La carriera di Miguel Bosé, dicevamo, è bella, bellissima. Patinata come una copertina di una celebre rivista. Eppure, dietro alle canzoni, ai successi e alla carriera, c’era un peso sul cuore che sembrava un macigno e che portava i nomi di Lucia Bosé e Luis Miguel González Lucas.

A raccontare di quanto sia stato difficile svincolarsi dall’ombra dei genitori è stato proprio Miguel Bosé, raccontandosi a cuore aperto nelle interviste, e poi lasciandosi andare in un’autobiografia intensa ed emozionante. Ha parlato di come la sua sensibilità, e quella passione nei confronti della lettura, dell’arte e della cultura, non fosse vista di buon occhio da suo padre.
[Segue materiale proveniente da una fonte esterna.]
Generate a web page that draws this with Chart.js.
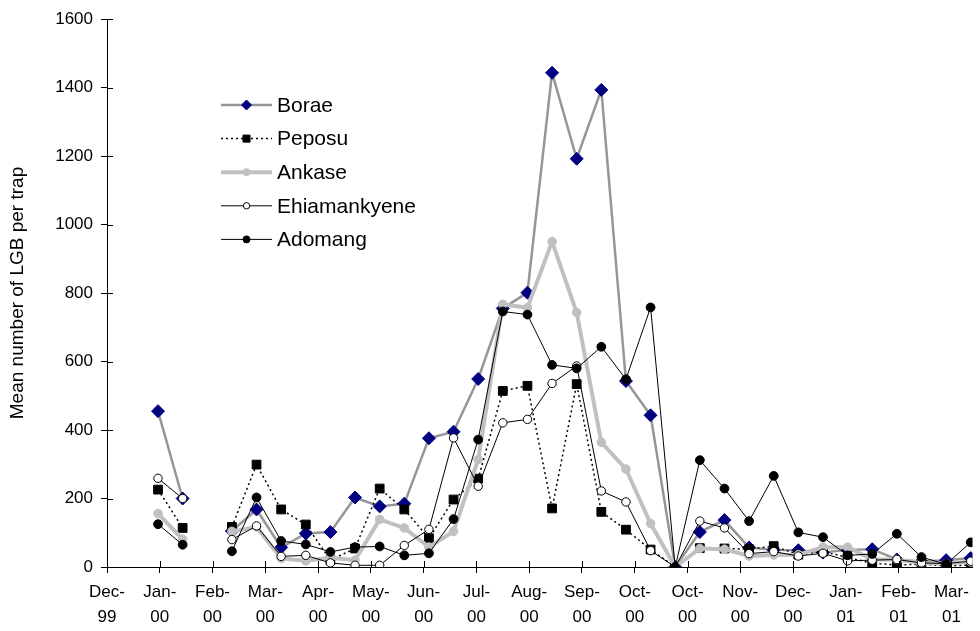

Lui, che era il grande torero, il macho d’Europa con la fama da conquistatore, voleva che suo figlio seguisse le sue orme, che diventasse un donnaiolo.

Ha parlato anche di quando, sospettando della sua omosessualità, suo padre organizzò in un incontro con una donna per fargli perdere la verginità. Non una donna qualsiasi, ma la musa di Salvador Dalì: Amanda Lear. Perché nella Spagna conservatrice di quei tempi, mantenere le apparenze era più importante di ogni cosa. Poco importava, invece, che l’assenza di suo padre diventasse ogni giorno sempre più insopportabile, così come lo erano i litigi in casa e i continui tradimenti ai danni di sua madre.
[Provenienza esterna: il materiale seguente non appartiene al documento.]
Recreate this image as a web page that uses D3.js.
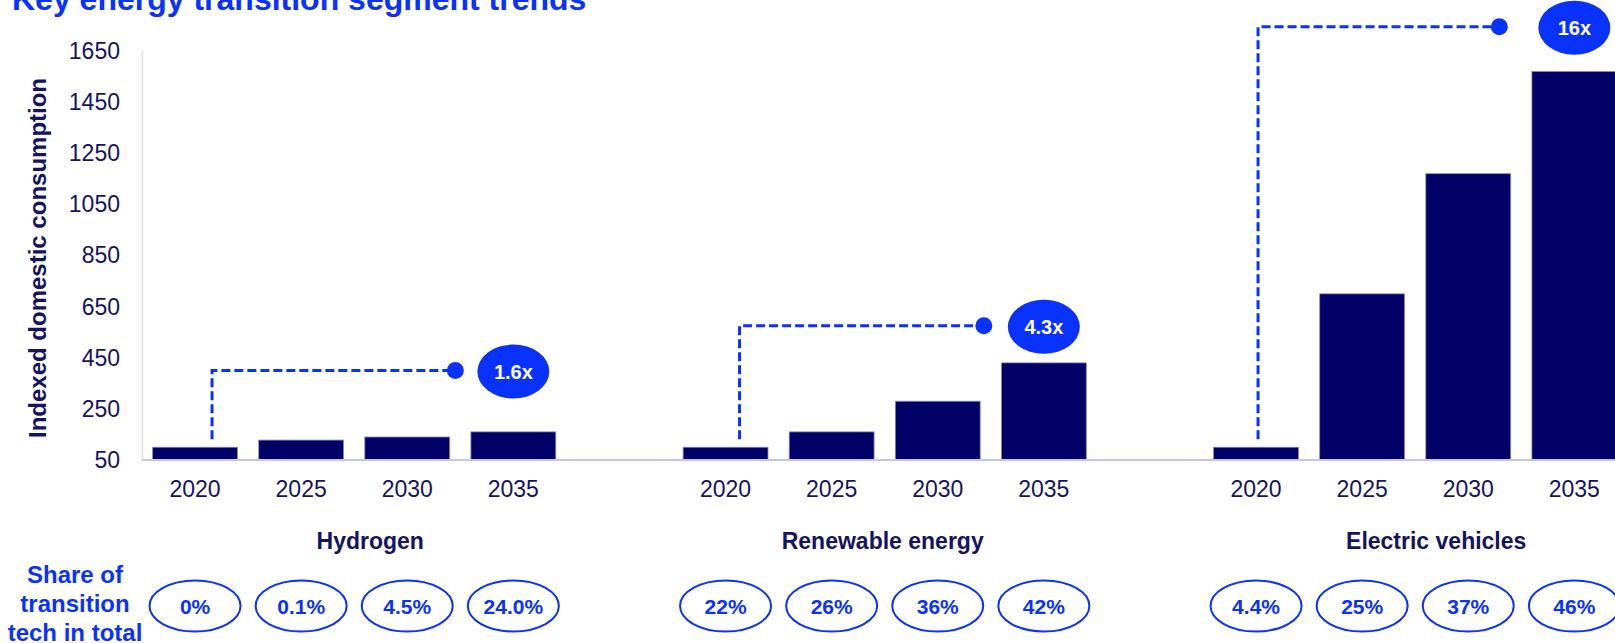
<!DOCTYPE html>
<html>
<head>
<meta charset="utf-8">
<script src="https://cdn.jsdelivr.net/npm/d3@7"></script>
<style>
	body { margin: 0; background: #fff; }
	svg { display: block; font-family: Arial, 'Liberation Sans', sans-serif; }
</style>
</head>
<body>
<svg width="1615" height="643"></svg>
<script>
// Key energy transition segment trends - indexed consumption (2020 = 100)

const segments = ['Hydrogen', 'Renewable energy', 'Electric vehicles']
const years = ['2020', '2025', '2030', '2035']
const hydrogen = [100, 128, 140, 160]
const renewable = [100, 160, 280, 430]
const electricVehicles = [100, 700, 1170, 1570]
const multiples = ['1.6x', '4.3x', '16x']
const connectorLevel = [400, 575, 1745]
const shareHydrogen = ['0%', '0.1%', '4.5%', '24.0%']
const shareRenewable = ['22%', '26%', '36%', '42%']
const shareEV = ['4.4%', '25%', '37%', '46%']
const yTicks = [50, 250, 450, 650, 850, 1050, 1250, 1450, 1650]

const series = [hydrogen, renewable, electricVehicles]
const shares = [shareHydrogen, shareRenewable, shareEV]

// layout tweaks (pixels)
const connectorShift = [17, 14, 2]
const dotGap = [58, 60, 75]
const labelShift = [16, -2, 21]

const navy = '#000066'
const textNavy = '#14145f'
const blue = '#0a32ff'

const svg = d3.select('svg')

// one slot per bar, with an empty slot between the segments
var slots = []
segments.forEach(function(s, i) {
	years.forEach(function(y) { slots.push(s + '|' + y) })
	if (i < segments.length - 1) slots.push('gap' + i)
})

var x = d3.scaleBand().domain(slots)
	.range([142, 142 + 14 * 106.1])
	.paddingInner(0.2).paddingOuter(0.1)
var y = d3.scaleLinear().domain([50, 1650]).range([460, 51])

function cx(seg, yr) { return x(seg + '|' + yr) + x.bandwidth() / 2 }

// title (cut at the top in the original)
svg.append('text')
	.attr('x', 12).attr('y', 10)
	.attr('fill', blue).attr('font-size', 32).attr('font-weight', 'bold')
	.text('Key energy transition segment trends')

// y axis
svg.append('line')
	.attr('x1', 142.5).attr('x2', 142.5)
	.attr('y1', y(1650)).attr('y2', y(50))
	.attr('stroke', '#dedede').attr('stroke-width', 1.5)

var yAxis = svg.append('g')
	.attr('transform', 'translate(142,0)')
	.call(d3.axisLeft(y).tickValues(yTicks).tickSize(0).tickPadding(22).tickFormat(d3.format('d')))
yAxis.select('.domain').remove()
yAxis.selectAll('text')
	.attr('font-size', 23).attr('fill', textNavy)
	.attr('font-family', 'Arial, Liberation Sans, sans-serif')

svg.append('text')
	.attr('transform', 'translate(46,258) rotate(-90)')
	.attr('text-anchor', 'middle')
	.attr('fill', textNavy).attr('font-size', 24).attr('font-weight', 'bold')
	.text('Indexed domestic consumption')

// bars
var bars = []
segments.forEach(function(s, i) {
	years.forEach(function(yr, j) { bars.push({seg: s, year: yr, value: series[i][j]}) })
})

svg.append('g').selectAll('rect').data(bars).enter().append('rect')
	.attr('x', function(d) { return x(d.seg + '|' + d.year) })
	.attr('width', x.bandwidth())
	.attr('y', function(d) { return y(d.value) })
	.attr('height', function(d) { return y(50) - y(d.value) })
	.attr('fill', navy)
	.attr('stroke', '#8c8cc4').attr('stroke-width', 0.8)

// baseline
svg.append('line')
	.attr('x1', 142).attr('x2', 1615)
	.attr('y1', y(50)).attr('y2', y(50))
	.attr('stroke', '#c4c4f4').attr('stroke-width', 2)

// year labels
svg.append('g').selectAll('text').data(bars).enter().append('text')
	.attr('x', function(d) { return cx(d.seg, d.year) })
	.attr('y', 489)
	.attr('text-anchor', 'middle').attr('dominant-baseline', 'central')
	.attr('font-size', 23).attr('fill', textNavy)
	.text(function(d) { return d.year })

// segment names
svg.append('g').selectAll('text').data(segments).enter().append('text')
	.attr('x', function(d, i) { return (cx(d, '2025') + cx(d, '2030')) / 2 + labelShift[i] })
	.attr('y', 541)
	.attr('text-anchor', 'middle').attr('dominant-baseline', 'central')
	.attr('font-size', 23).attr('font-weight', 'bold').attr('fill', textNavy)
	.text(function(d) { return d })

// growth connectors and multiple badges
segments.forEach(function(s, i) {
	var g = svg.append('g')
	var x0 = cx(s, '2020') + connectorShift[i]
	var yl = y(connectorLevel[i])
	var bx = cx(s, '2035')
	var dx = bx - dotGap[i]
	g.append('path')
		.attr('d', 'M' + x0 + ',' + (y(series[i][0]) - 8) + 'V' + yl + 'H' + dx)
		.attr('fill', 'none').attr('stroke', blue)
		.attr('stroke-width', 3).attr('stroke-dasharray', '9,4')
	g.append('circle').attr('cx', dx).attr('cy', yl).attr('r', 8.5).attr('fill', blue)
	g.append('ellipse').attr('cx', bx).attr('cy', yl + 1)
		.attr('rx', 36).attr('ry', 27).attr('fill', blue)
	g.append('text').attr('x', bx).attr('y', yl + 1)
		.attr('text-anchor', 'middle').attr('dominant-baseline', 'central')
		.attr('font-size', 20).attr('font-weight', 'bold').attr('fill', '#fff')
		.text(multiples[i])
})

// share of transition tech
var shareData = []
segments.forEach(function(s, i) {
	years.forEach(function(yr, j) { shareData.push({seg: s, year: yr, label: shares[i][j]}) })
})
var sg = svg.append('g').selectAll('g').data(shareData).enter().append('g')
	.attr('transform', function(d) { return 'translate(' + cx(d.seg, d.year) + ',606)' })
sg.append('ellipse').attr('rx', 45.5).attr('ry', 25.5)
	.attr('fill', '#fff').attr('stroke', blue).attr('stroke-width', 2)
sg.append('text')
	.attr('text-anchor', 'middle').attr('dominant-baseline', 'central')
	.attr('font-size', 21).attr('font-weight', 'bold').attr('fill', blue)
	.text(function(d) { return d.label })

svg.append('g').selectAll('text').data(['Share of', 'transition', 'tech in total']).enter().append('text')
	.attr('x', 75).attr('y', function(d, i) { return 574 + i * 29 })
	.attr('text-anchor', 'middle').attr('dominant-baseline', 'central')
	.attr('font-size', 24).attr('font-weight', 'bold').attr('fill', blue)
	.text(function(d) { return d })
</script>
</body>
</html>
“La mia famiglia era un branco di leoni che andava a caccia”–  ha confessato Miguel Bosé in un’intervista al Corriere – “E i cuccioli cercavano di essere all’altezza, di tenere il passo senza venire pestati da un bufalo”. Ma questo passato, raccontato anche nel libro autobiografico Il figlio di capitan Tuono, e nella serie televisiva Paramount, è ormai sepolto.

Ora Miguel Bosé è un uomo libero, sotto ogni punto di vista. È un artista talentuoso e di successo ed è anche il padre amorevole e orgoglioso di quattro figli. Ed è felice, perché come lui stesso ha dichiarato la rabbia è finita. Tutto ciò che è rimasto è l’amore e un destino ancora da scrivere.